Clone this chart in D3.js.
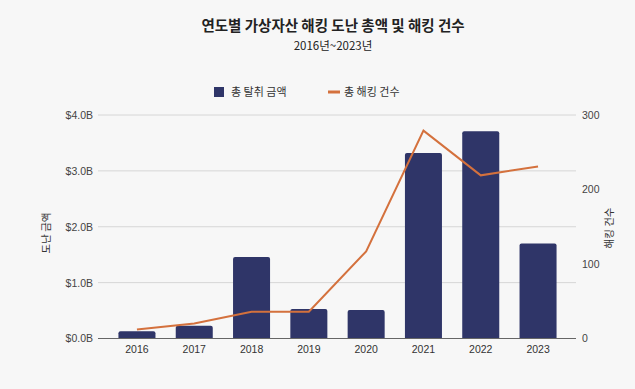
<!DOCTYPE html>
<html>
<head>
<meta charset="utf-8">
<script src="https://cdn.jsdelivr.net/npm/d3@7"></script>
<style>
  html, body { margin: 0; padding: 0; background: #f7f7f7; }
  svg { display: block; font-family: "Noto Sans CJK KR", "Noto Sans", sans-serif; }
</style>
</head>
<body>
<svg id="chart" width="635" height="389"></svg>
<script>
// data
const years = ["2016", "2017", "2018", "2019", "2020", "2021", "2022", "2023"];
const stolen = [0.13, 0.23, 1.46, 0.53, 0.51, 3.32, 3.71, 1.70]; // billions USD
const hacks = [12, 20, 36, 36, 117, 279, 219, 231];
const leftTicks = [0, 1, 2, 3, 4];
const rightTicks = [0, 100, 200, 300];

const svg = d3.select("#chart");
const barColor = "#2f3568";
const lineColor = "#d4713d";

const x = d3.scaleBand().domain(years).range([108.3, 566.7]).paddingInner(0.354).paddingOuter(0.177);
const yL = d3.scaleLinear().domain([0, 4]).range([338.5, 115]);
const yR = d3.scaleLinear().domain([0, 300]).range([338.5, 115]);

svg.append("rect").attr("width", 635).attr("height", 389).attr("fill", "#f7f7f7");

// title
svg.append("text")
  .attr("x", 333).attr("y", 31)
  .attr("text-anchor", "middle")
  .attr("font-size", 14.5).attr("font-weight", "bold").attr("fill", "#222")
  .text("연도별 가상자산 해킹 도난 총액 및 해킹 건수");
svg.append("text")
  .attr("x", 333).attr("y", 50)
  .attr("text-anchor", "middle")
  .attr("font-size", 11.5).attr("fill", "#222")
  .text("2016년~2023년");

// legend
svg.append("rect").attr("x", 214).attr("y", 87).attr("width", 10).attr("height", 10).attr("fill", barColor);
svg.append("text").attr("x", 231).attr("y", 96).attr("font-size", 11).attr("fill", "#333").text("총 탈취 금액");
svg.append("line").attr("x1", 328).attr("x2", 340).attr("y1", 92).attr("y2", 92)
  .attr("stroke", lineColor).attr("stroke-width", 3);
svg.append("text").attr("x", 344).attr("y", 96).attr("font-size", 11).attr("fill", "#333").text("총 해킹 건수");

// gridlines
svg.append("g").selectAll("line")
  .data(leftTicks.filter(d => d > 0))
  .join("line")
  .attr("x1", 98).attr("x2", 576)
  .attr("y1", d => yL(d)).attr("y2", d => yL(d))
  .attr("stroke", "#d6d6d6").attr("stroke-width", 1);

// left axis
const leftAxis = svg.append("g").attr("transform", "translate(98,0)")
  .call(d3.axisLeft(yL).tickValues(leftTicks).tickSize(0).tickPadding(5)
    .tickFormat(d => "$" + d3.format(".1f")(d) + "B"));
leftAxis.select(".domain").remove();
leftAxis.selectAll("text").attr("font-size", 10.5).attr("fill", "#444")
  .attr("font-family", "Liberation Sans, Arial, sans-serif");

// right axis
const rightAxis = svg.append("g").attr("transform", "translate(576,0)")
  .call(d3.axisRight(yR).tickValues(rightTicks).tickSize(0).tickPadding(6));
rightAxis.select(".domain").remove();
rightAxis.selectAll("text").attr("font-size", 10.5).attr("fill", "#444")
  .attr("font-family", "Liberation Sans, Arial, sans-serif");

// axis titles
svg.append("text")
  .attr("transform", "translate(50,233) rotate(-90)")
  .attr("text-anchor", "middle").attr("font-size", 10.5).attr("fill", "#333")
  .text("도난 금액");
svg.append("text")
  .attr("transform", "translate(613,228) rotate(-90)")
  .attr("text-anchor", "middle").attr("font-size", 10.5).attr("fill", "#333")
  .text("해킹 건수");

// bars
svg.append("g").selectAll("path")
  .data(years)
  .join("path")
  .attr("fill", barColor)
  .attr("d", (d, i) => {
    const x0 = x(d), w = x.bandwidth(), y0 = yL(stolen[i]), b = yL(0), r = 2;
    return `M${x0},${b}V${y0 + r}Q${x0},${y0} ${x0 + r},${y0}H${x0 + w - r}Q${x0 + w},${y0} ${x0 + w},${y0 + r}V${b}Z`;
  });

// baseline
svg.append("line").attr("x1", 98).attr("x2", 576)
  .attr("y1", yL(0)).attr("y2", yL(0))
  .attr("stroke", "#666").attr("stroke-width", 1);

// x axis labels
const xAxis = svg.append("g").attr("transform", `translate(0,${yL(0)})`)
  .call(d3.axisBottom(x).tickSize(0).tickPadding(7));
xAxis.select(".domain").remove();
xAxis.selectAll("text").attr("font-size", 10.5).attr("fill", "#333")
  .attr("font-family", "Liberation Sans, Arial, sans-serif");

// line
const line = d3.line()
  .x((d, i) => x(years[i]) + x.bandwidth() / 2)
  .y(d => yR(d));
svg.append("path")
  .datum(hacks)
  .attr("fill", "none")
  .attr("stroke", lineColor)
  .attr("stroke-width", 2)
  .attr("d", line);
</script>
</body>
</html>
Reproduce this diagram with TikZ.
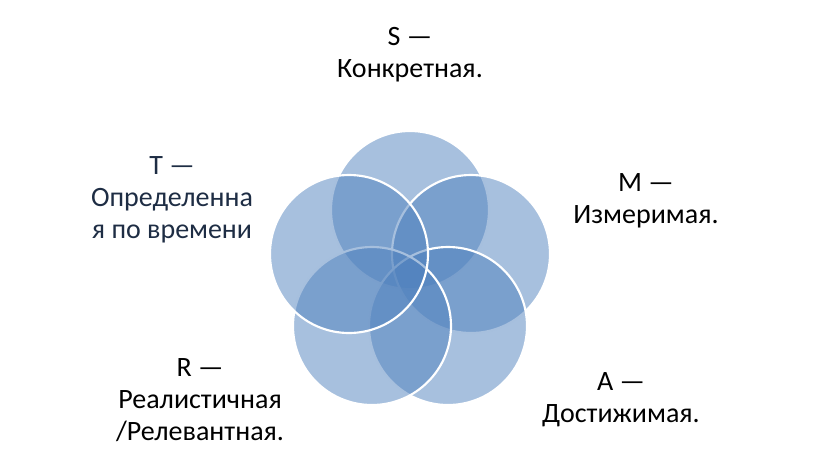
# # # # # # #
Write the records out once more, exactly as they appear, with no pictures.

ANSWER TO THE TASK
Clone this chart in D3.js.
<!DOCTYPE html>
<html>
<head>
<meta charset="utf-8">
<script src="https://cdn.jsdelivr.net/npm/d3@7"></script>
<style>
  html, body { margin: 0; padding: 0; background: #f7f7f7; }
  svg { display: block; font-family: "Noto Sans CJK KR", "Noto Sans", sans-serif; }
</style>
</head>
<body>
<svg id="chart" width="635" height="389"></svg>
<script>
// data
const years = ["2016", "2017", "2018", "2019", "2020", "2021", "2022", "2023"];
const stolen = [0.13, 0.23, 1.46, 0.53, 0.51, 3.32, 3.71, 1.70]; // billions USD
const hacks = [12, 20, 36, 36, 117, 279, 219, 231];
const leftTicks = [0, 1, 2, 3, 4];
const rightTicks = [0, 100, 200, 300];

const svg = d3.select("#chart");
const barColor = "#2f3568";
const lineColor = "#d4713d";

const x = d3.scaleBand().domain(years).range([108.3, 566.7]).paddingInner(0.354).paddingOuter(0.177);
const yL = d3.scaleLinear().domain([0, 4]).range([338.5, 115]);
const yR = d3.scaleLinear().domain([0, 300]).range([338.5, 115]);

svg.append("rect").attr("width", 635).attr("height", 389).attr("fill", "#f7f7f7");

// title
svg.append("text")
  .attr("x", 333).attr("y", 31)
  .attr("text-anchor", "middle")
  .attr("font-size", 14.5).attr("font-weight", "bold").attr("fill", "#222")
  .text("연도별 가상자산 해킹 도난 총액 및 해킹 건수");
svg.append("text")
  .attr("x", 333).attr("y", 50)
  .attr("text-anchor", "middle")
  .attr("font-size", 11.5).attr("fill", "#222")
  .text("2016년~2023년");

// legend
svg.append("rect").attr("x", 214).attr("y", 87).attr("width", 10).attr("height", 10).attr("fill", barColor);
svg.append("text").attr("x", 231).attr("y", 96).attr("font-size", 11).attr("fill", "#333").text("총 탈취 금액");
svg.append("line").attr("x1", 328).attr("x2", 340).attr("y1", 92).attr("y2", 92)
  .attr("stroke", lineColor).attr("stroke-width", 3);
svg.append("text").attr("x", 344).attr("y", 96).attr("font-size", 11).attr("fill", "#333").text("총 해킹 건수");

// gridlines
svg.append("g").selectAll("line")
  .data(leftTicks.filter(d => d > 0))
  .join("line")
  .attr("x1", 98).attr("x2", 576)
  .attr("y1", d => yL(d)).attr("y2", d => yL(d))
  .attr("stroke", "#d6d6d6").attr("stroke-width", 1);

// left axis
const leftAxis = svg.append("g").attr("transform", "translate(98,0)")
  .call(d3.axisLeft(yL).tickValues(leftTicks).tickSize(0).tickPadding(5)
    .tickFormat(d => "$" + d3.format(".1f")(d) + "B"));
leftAxis.select(".domain").remove();
leftAxis.selectAll("text").attr("font-size", 10.5).attr("fill", "#444")
  .attr("font-family", "Liberation Sans, Arial, sans-serif");

// right axis
const rightAxis = svg.append("g").attr("transform", "translate(576,0)")
  .call(d3.axisRight(yR).tickValues(rightTicks).tickSize(0).tickPadding(6));
rightAxis.select(".domain").remove();
rightAxis.selectAll("text").attr("font-size", 10.5).attr("fill", "#444")
  .attr("font-family", "Liberation Sans, Arial, sans-serif");

// axis titles
svg.append("text")
  .attr("transform", "translate(50,233) rotate(-90)")
  .attr("text-anchor", "middle").attr("font-size", 10.5).attr("fill", "#333")
  .text("도난 금액");
svg.append("text")
  .attr("transform", "translate(613,228) rotate(-90)")
  .attr("text-anchor", "middle").attr("font-size", 10.5).attr("fill", "#333")
  .text("해킹 건수");

// bars
svg.append("g").selectAll("path")
  .data(years)
  .join("path")
  .attr("fill", barColor)
  .attr("d", (d, i) => {
    const x0 = x(d), w = x.bandwidth(), y0 = yL(stolen[i]), b = yL(0), r = 2;
    return `M${x0},${b}V${y0 + r}Q${x0},${y0} ${x0 + r},${y0}H${x0 + w - r}Q${x0 + w},${y0} ${x0 + w},${y0 + r}V${b}Z`;
  });

// baseline
svg.append("line").attr("x1", 98).attr("x2", 576)
  .attr("y1", yL(0)).attr("y2", yL(0))
  .attr("stroke", "#666").attr("stroke-width", 1);

// x axis labels
const xAxis = svg.append("g").attr("transform", `translate(0,${yL(0)})`)
  .call(d3.axisBottom(x).tickSize(0).tickPadding(7));
xAxis.select(".domain").remove();
xAxis.selectAll("text").attr("font-size", 10.5).attr("fill", "#333")
  .attr("font-family", "Liberation Sans, Arial, sans-serif");

// line
const line = d3.line()
  .x((d, i) => x(years[i]) + x.bandwidth() / 2)
  .y(d => yR(d));
svg.append("path")
  .datum(hacks)
  .attr("fill", "none")
  .attr("stroke", lineColor)
  .attr("stroke-width", 2)
  .attr("d", line);
</script>
</body>
</html>
Reproduce this diagram with TikZ.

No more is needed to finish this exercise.